_Brief_: Give the data below again exactly as it stands. Omit the pictures.

_Information supplied_:

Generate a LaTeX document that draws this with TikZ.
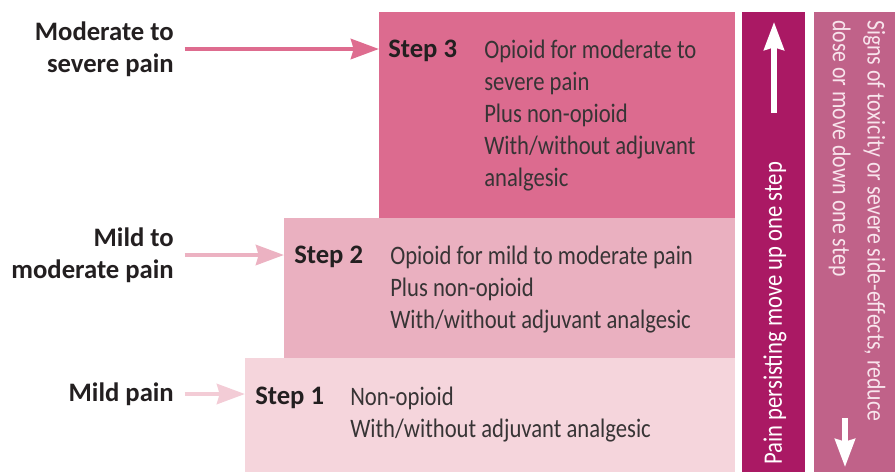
\documentclass[tikz,border=0pt]{standalone}
\usepackage{fontspec}
\setmainfont{Carlito}
\newfontfamily\bodyfont{Carlito}[FakeStretch=0.85]
\usetikzlibrary{arrows.meta,positioning}
\definecolor{stepthree}{RGB}{220,107,143}
\definecolor{steptwo}{RGB}{234,176,192}
\definecolor{stepone}{RGB}{245,213,220}
\definecolor{arrowthree}{RGB}{222,108,143}
\definecolor{arrowtwo}{RGB}{236,178,194}
\definecolor{arrowone}{RGB}{243,204,214}
\definecolor{barup}{RGB}{170,25,100}
\definecolor{bardown}{RGB}{192,98,137}
\definecolor{labelblack}{RGB}{35,31,32}
\definecolor{bodygray}{RGB}{55,52,53}
\definecolor{downtext}{RGB}{248,228,236}

\begin{document}
\begin{tikzpicture}[x=0.75pt,y=-0.75pt,
  stepbox/.style={draw=none, anchor=north west, inner sep=0, outer sep=0},
  steptitle/.style={anchor=base west, inner sep=0, font=\bfseries\fontsize{20}{24}\selectfont, text=labelblack},
  stepbody/.style={anchor=north west, align=left, inner sep=0, font=\bodyfont\fontsize{20}{24}\selectfont, text=bodygray},
  painlabel/.style={anchor=east, align=right, inner sep=0, font=\bfseries\fontsize{20}{24}\selectfont, text=labelblack},
  painarrow/.style={line width=3.4pt, -{Stealth[length=21pt, width=15pt, inset=2pt]}},
  bararrow/.style={white, line width=4pt, -{Stealth[length=21pt, width=15pt, inset=2pt]}},
  bartext/.style={inner sep=0, font=\bodyfont\fontsize{19.2}{26}\selectfont}
]
\useasboundingbox (0,0) rectangle (895,472);

% the three steps
\node[stepbox, fill=stepthree, minimum width=267pt, minimum height=154.5pt] (box3) at (379,12) {};
\node[stepbox, fill=steptwo, minimum width=338.25pt, minimum height=105pt] (box2) at (284,218) {};
\node[stepbox, fill=stepone, minimum width=367.5pt, minimum height=85.5pt] (box1) at (245,358) {};

\node[steptitle] (t3) at (388,57) {Step 3};
\node[stepbody] (b3) at (484,0 |- t3.north) {Opioid for moderate to\\severe pain\\Plus non-opioid\\With/without adjuvant\\analgesic};
\node[steptitle] (t2) at (294,263) {Step 2};
\node[stepbody] (b2) at (390,0 |- t2.north) {Opioid for mild to moderate pain\\Plus non-opioid\\With/without adjuvant analgesic};
\node[steptitle] (t1) at (255,404) {Step 1};
\node[stepbody] (b1) at (350,0 |- t1.north) {Non-opioid\\With/without adjuvant analgesic};

% pain levels
\node[painlabel] (lab3) at (174,49) {Moderate to\\severe pain};
\node[painlabel] (lab2) at (174,255) {Mild to\\moderate pain};
\node[painlabel] (lab1) at (174,394) {Mild pain};
\draw[painarrow, arrowthree] ([xshift=8pt]lab3.east) -- (lab3.east -| box3.west);
\draw[painarrow, arrowtwo] ([xshift=8pt]lab2.east) -- (lab2.east -| box2.west);
\draw[painarrow, arrowone] ([xshift=8pt]lab1.east) -- (lab1.east -| box1.west);

% side bars
\node[stepbox, fill=barup, minimum width=47.25pt, minimum height=345pt] (bar1) at (742,12) {};
\node[stepbox, fill=bardown, minimum width=60.75pt, minimum height=345pt] (bar2) at (814,12) {};

\coordinate (uptail) at (774,113);
\coordinate (uptip) at (774,22);
\draw[bararrow] (uptail) -- (uptip);
\node[bartext, text=white, rotate=90, anchor=west, font=\bodyfont\fontsize{20}{24}\selectfont] (uptxt) at (775,465) {Pain persisting move up one step};

\node[bartext, text=downtext, rotate=-90, anchor=west, align=left] (downtxt) at (857,20) {Signs of toxicity or severe side-effects, reduce\\dose or move down one step};
\coordinate (downtail) at (845,418);
\coordinate (downtip) at (845,467);
\draw[bararrow] (downtail) -- (downtip);
\end{tikzpicture}
\end{document}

_Solution to this task_:
Generate a LaTeX document that draws this with TikZ.
\documentclass[tikz,border=0pt]{standalone}
\usepackage{fontspec}
\setmainfont{Carlito}
\newfontfamily\bodyfont{Carlito}[FakeStretch=0.85]
\usetikzlibrary{arrows.meta,positioning}
\definecolor{stepthree}{RGB}{220,107,143}
\definecolor{steptwo}{RGB}{234,176,192}
\definecolor{stepone}{RGB}{245,213,220}
\definecolor{arrowthree}{RGB}{222,108,143}
\definecolor{arrowtwo}{RGB}{236,178,194}
\definecolor{arrowone}{RGB}{243,204,214}
\definecolor{barup}{RGB}{170,25,100}
\definecolor{bardown}{RGB}{192,98,137}
\definecolor{labelblack}{RGB}{35,31,32}
\definecolor{bodygray}{RGB}{55,52,53}
\definecolor{downtext}{RGB}{248,228,236}

\begin{document}
\begin{tikzpicture}[x=0.75pt,y=-0.75pt,
  stepbox/.style={draw=none, anchor=north west, inner sep=0, outer sep=0},
  steptitle/.style={anchor=base west, inner sep=0, font=\bfseries\fontsize{20}{24}\selectfont, text=labelblack},
  stepbody/.style={anchor=north west, align=left, inner sep=0, font=\bodyfont\fontsize{20}{24}\selectfont, text=bodygray},
  painlabel/.style={anchor=east, align=right, inner sep=0, font=\bfseries\fontsize{20}{24}\selectfont, text=labelblack},
  painarrow/.style={line width=3.4pt, -{Stealth[length=21pt, width=15pt, inset=2pt]}},
  bararrow/.style={white, line width=4pt, -{Stealth[length=21pt, width=15pt, inset=2pt]}},
  bartext/.style={inner sep=0, font=\bodyfont\fontsize{19.2}{26}\selectfont}
]
\useasboundingbox (0,0) rectangle (895,472);

% the three steps
\node[stepbox, fill=stepthree, minimum width=267pt, minimum height=154.5pt] (box3) at (379,12) {};
\node[stepbox, fill=steptwo, minimum width=338.25pt, minimum height=105pt] (box2) at (284,218) {};
\node[stepbox, fill=stepone, minimum width=367.5pt, minimum height=85.5pt] (box1) at (245,358) {};

\node[steptitle] (t3) at (388,57) {Step 3};
\node[stepbody] (b3) at (484,0 |- t3.north) {Opioid for moderate to\\severe pain\\Plus non-opioid\\With/without adjuvant\\analgesic};
\node[steptitle] (t2) at (294,263) {Step 2};
\node[stepbody] (b2) at (390,0 |- t2.north) {Opioid for mild to moderate pain\\Plus non-opioid\\With/without adjuvant analgesic};
\node[steptitle] (t1) at (255,404) {Step 1};
\node[stepbody] (b1) at (350,0 |- t1.north) {Non-opioid\\With/without adjuvant analgesic};

% pain levels
\node[painlabel] (lab3) at (174,49) {Moderate to\\severe pain};
\node[painlabel] (lab2) at (174,255) {Mild to\\moderate pain};
\node[painlabel] (lab1) at (174,394) {Mild pain};
\draw[painarrow, arrowthree] ([xshift=8pt]lab3.east) -- (lab3.east -| box3.west);
\draw[painarrow, arrowtwo] ([xshift=8pt]lab2.east) -- (lab2.east -| box2.west);
\draw[painarrow, arrowone] ([xshift=8pt]lab1.east) -- (lab1.east -| box1.west);

% side bars
\node[stepbox, fill=barup, minimum width=47.25pt, minimum height=345pt] (bar1) at (742,12) {};
\node[stepbox, fill=bardown, minimum width=60.75pt, minimum height=345pt] (bar2) at (814,12) {};

\coordinate (uptail) at (774,113);
\coordinate (uptip) at (774,22);
\draw[bararrow] (uptail) -- (uptip);
\node[bartext, text=white, rotate=90, anchor=west, font=\bodyfont\fontsize{20}{24}\selectfont] (uptxt) at (775,465) {Pain persisting move up one step};

\node[bartext, text=downtext, rotate=-90, anchor=west, align=left] (downtxt) at (857,20) {Signs of toxicity or severe side-effects, reduce\\dose or move down one step};
\coordinate (downtail) at (845,418);
\coordinate (downtip) at (845,467);
\draw[bararrow] (downtail) -- (downtip);
\end{tikzpicture}
\end{document}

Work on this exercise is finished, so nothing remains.